Copy all the entries word for word, but omit the pictures.

# # # # #

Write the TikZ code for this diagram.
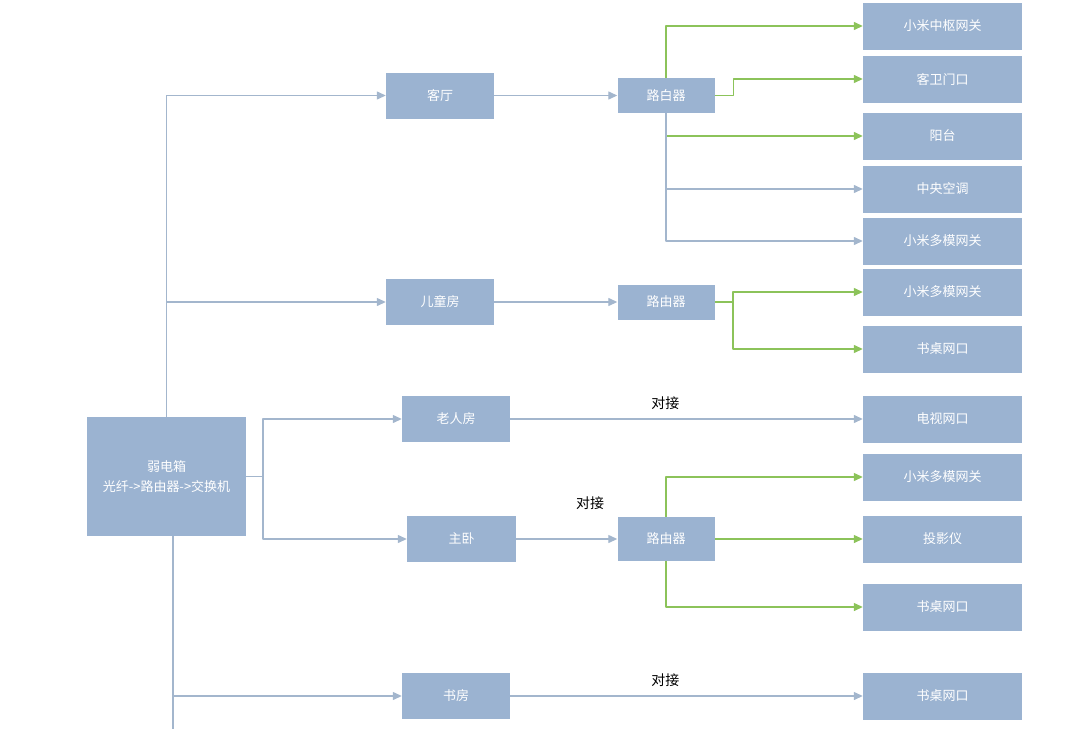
\documentclass[tikz,border=0pt]{standalone}
\usepackage{fontspec}
\newfontfamily\cjk{Noto Sans CJK SC}
\usetikzlibrary{arrows.meta}
\definecolor{boxblue}{HTML}{9BB3D1}
\definecolor{lineblue}{HTML}{A3B6CD}
\definecolor{linegreen}{HTML}{8CC35A}
\begin{document}
\begin{tikzpicture}[x=1pt,y=-1pt,>={Triangle[length=9pt,width=8pt]}, font=\cjk\fontsize{13}{20}\selectfont, line join=round]
		\tikzset{box/.style={fill=boxblue, text=white, inner sep=0pt, minimum height=46pt},
			room/.style={box, minimum width=108pt},
			router/.style={box, minimum width=97pt, minimum height=35pt},
			port/.style={box, minimum width=159pt, minimum height=47pt},
			blueline/.style={draw=lineblue, line width=1.3pt},
			greenline/.style={draw=linegreen, line width=1.3pt},
			label style/.style={font=\cjk\fontsize{14}{16}\selectfont, text=black}}
		\def \px{942.5}
		\useasboundingbox (0,0) rectangle (1080,729);
		% weak current box and rooms
		\node[box, minimum width=159pt, minimum height=119pt, align=center] (box) at (166.5,476.5) {弱电箱\\光纤->路由器->交换机};
		\node[room] (keting) at (440,95.5) {客厅};
		\node[room] (ertong) at (440,302) {儿童房};
		\node[room] (laoren) at (456,419) {老人房};
		\node[room, minimum width=109pt] (zhuwo) at (461.5,539) {主卧};
		\node[room] (shufang) at (456,696) {书房};
		% routers
		\node[router] (r1) at (666,95.5) {路白器};
		\node[router] (r2) at (666,302) {路由器};
		\node[router, minimum height=44pt] (r3) at (666,539) {路由器};
		% ports
		\node[port] (p1) at (\px,26) {小米中枢网关};
		\node[port] (p2) at (\px,79) {客卫门口};
		\node[port] (p3) at (\px,136) {阳台};
		\node[port] (p4) at (\px,189) {中央空调};
		\node[port] (p5) at (\px,241) {小米多模网关};
		\node[port] (p6) at (\px,292) {小米多模网关};
		\node[port] (p7) at (\px,349) {书桌网口};
		\node[port] (p8) at (\px,419) {电视网口};
		\node[port] (p9) at (\px,477) {小米多模网关};
		\node[port] (p10) at (\px,539) {投影仪};
		\node[port] (p11) at (\px,607) {书桌网口};
		\node[port] (p12) at (\px,696) {书桌网口};
		% trunk lines
		\coordinate (split) at (263,476.5);
		\coordinate (down) at (173,536);
		\coordinate (bottomend) at (173,729);
		\coordinate (r2split) at (733,302);
		\draw[blueline,->] (box.north) |- (keting);
		\draw[blueline,->] (box.north) |- (ertong);
		\draw[blueline] (box.east) -- (split);
		\draw[blueline,->] (split) |- (laoren);
		\draw[blueline,->] (split) |- (zhuwo);
		\draw[blueline] (down) -- (bottomend);
		\draw[blueline,->] (down) |- (shufang);
		\draw[blueline,->] (keting) -- (r1);
		\draw[blueline,->] (ertong) -- (r2);
		\draw[blueline,->] (zhuwo) -- (r3);
		\draw[blueline,->] (laoren) -- (p8) node[label style, pos=0.44, above=5pt] (dj1) {对接};
		\draw[blueline,->] (shufang) -- (p12) node[label style, pos=0.44, above=5pt] (dj3) {对接};
		\node[label style] (dj2) at (590,503) {对接};
		% router outlets
		\draw[greenline,->] (r1.north) |- (p1);
		\draw[greenline,->] (r1.east) -- ++(19,0) |- (p2);
		\draw[greenline,->] (r1.south) |- (p3);
		\draw[blueline,->] (r1.south) |- (p4);
		\draw[blueline,->] (r1.south) |- (p5);
		\draw[greenline] (r2.east) -- (r2split);
		\draw[greenline,->] (r2split) |- (p6);
		\draw[greenline,->] (r2split) |- (p7);
		\draw[greenline,->] (r3.north) |- (p9);
		\draw[greenline,->] (r3) -- (p10);
		\draw[greenline,->] (r3.south) |- (p11);
\end{tikzpicture}
\end{document}
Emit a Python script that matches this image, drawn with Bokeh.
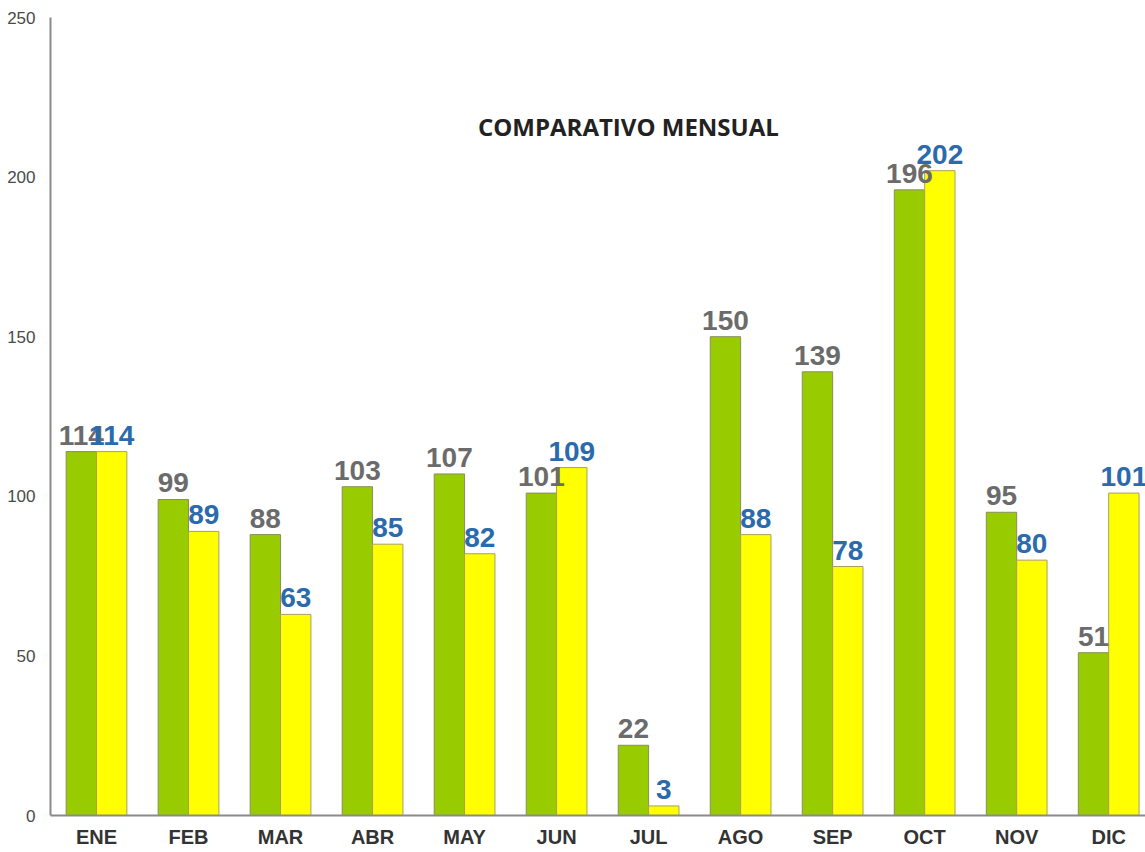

# # # # #

**SOLUTION FOR THIS EXERCISE:**
Write the TikZ code for this diagram.
\documentclass[tikz,border=0pt]{standalone}
\usepackage{fontspec}
\newfontfamily\cjk{Noto Sans CJK SC}
\usetikzlibrary{arrows.meta}
\definecolor{boxblue}{HTML}{9BB3D1}
\definecolor{lineblue}{HTML}{A3B6CD}
\definecolor{linegreen}{HTML}{8CC35A}
\begin{document}
\begin{tikzpicture}[x=1pt,y=-1pt,>={Triangle[length=9pt,width=8pt]}, font=\cjk\fontsize{13}{20}\selectfont, line join=round]
		\tikzset{box/.style={fill=boxblue, text=white, inner sep=0pt, minimum height=46pt},
			room/.style={box, minimum width=108pt},
			router/.style={box, minimum width=97pt, minimum height=35pt},
			port/.style={box, minimum width=159pt, minimum height=47pt},
			blueline/.style={draw=lineblue, line width=1.3pt},
			greenline/.style={draw=linegreen, line width=1.3pt},
			label style/.style={font=\cjk\fontsize{14}{16}\selectfont, text=black}}
		\def \px{942.5}
		\useasboundingbox (0,0) rectangle (1080,729);
		% weak current box and rooms
		\node[box, minimum width=159pt, minimum height=119pt, align=center] (box) at (166.5,476.5) {弱电箱\\光纤->路由器->交换机};
		\node[room] (keting) at (440,95.5) {客厅};
		\node[room] (ertong) at (440,302) {儿童房};
		\node[room] (laoren) at (456,419) {老人房};
		\node[room, minimum width=109pt] (zhuwo) at (461.5,539) {主卧};
		\node[room] (shufang) at (456,696) {书房};
		% routers
		\node[router] (r1) at (666,95.5) {路白器};
		\node[router] (r2) at (666,302) {路由器};
		\node[router, minimum height=44pt] (r3) at (666,539) {路由器};
		% ports
		\node[port] (p1) at (\px,26) {小米中枢网关};
		\node[port] (p2) at (\px,79) {客卫门口};
		\node[port] (p3) at (\px,136) {阳台};
		\node[port] (p4) at (\px,189) {中央空调};
		\node[port] (p5) at (\px,241) {小米多模网关};
		\node[port] (p6) at (\px,292) {小米多模网关};
		\node[port] (p7) at (\px,349) {书桌网口};
		\node[port] (p8) at (\px,419) {电视网口};
		\node[port] (p9) at (\px,477) {小米多模网关};
		\node[port] (p10) at (\px,539) {投影仪};
		\node[port] (p11) at (\px,607) {书桌网口};
		\node[port] (p12) at (\px,696) {书桌网口};
		% trunk lines
		\coordinate (split) at (263,476.5);
		\coordinate (down) at (173,536);
		\coordinate (bottomend) at (173,729);
		\coordinate (r2split) at (733,302);
		\draw[blueline,->] (box.north) |- (keting);
		\draw[blueline,->] (box.north) |- (ertong);
		\draw[blueline] (box.east) -- (split);
		\draw[blueline,->] (split) |- (laoren);
		\draw[blueline,->] (split) |- (zhuwo);
		\draw[blueline] (down) -- (bottomend);
		\draw[blueline,->] (down) |- (shufang);
		\draw[blueline,->] (keting) -- (r1);
		\draw[blueline,->] (ertong) -- (r2);
		\draw[blueline,->] (zhuwo) -- (r3);
		\draw[blueline,->] (laoren) -- (p8) node[label style, pos=0.44, above=5pt] (dj1) {对接};
		\draw[blueline,->] (shufang) -- (p12) node[label style, pos=0.44, above=5pt] (dj3) {对接};
		\node[label style] (dj2) at (590,503) {对接};
		% router outlets
		\draw[greenline,->] (r1.north) |- (p1);
		\draw[greenline,->] (r1.east) -- ++(19,0) |- (p2);
		\draw[greenline,->] (r1.south) |- (p3);
		\draw[blueline,->] (r1.south) |- (p4);
		\draw[blueline,->] (r1.south) |- (p5);
		\draw[greenline] (r2.east) -- (r2split);
		\draw[greenline,->] (r2split) |- (p6);
		\draw[greenline,->] (r2split) |- (p7);
		\draw[greenline,->] (r3.north) |- (p9);
		\draw[greenline,->] (r3) -- (p10);
		\draw[greenline,->] (r3.south) |- (p11);
\end{tikzpicture}
\end{document}
Emit a Python script that matches this image, drawn with Bokeh.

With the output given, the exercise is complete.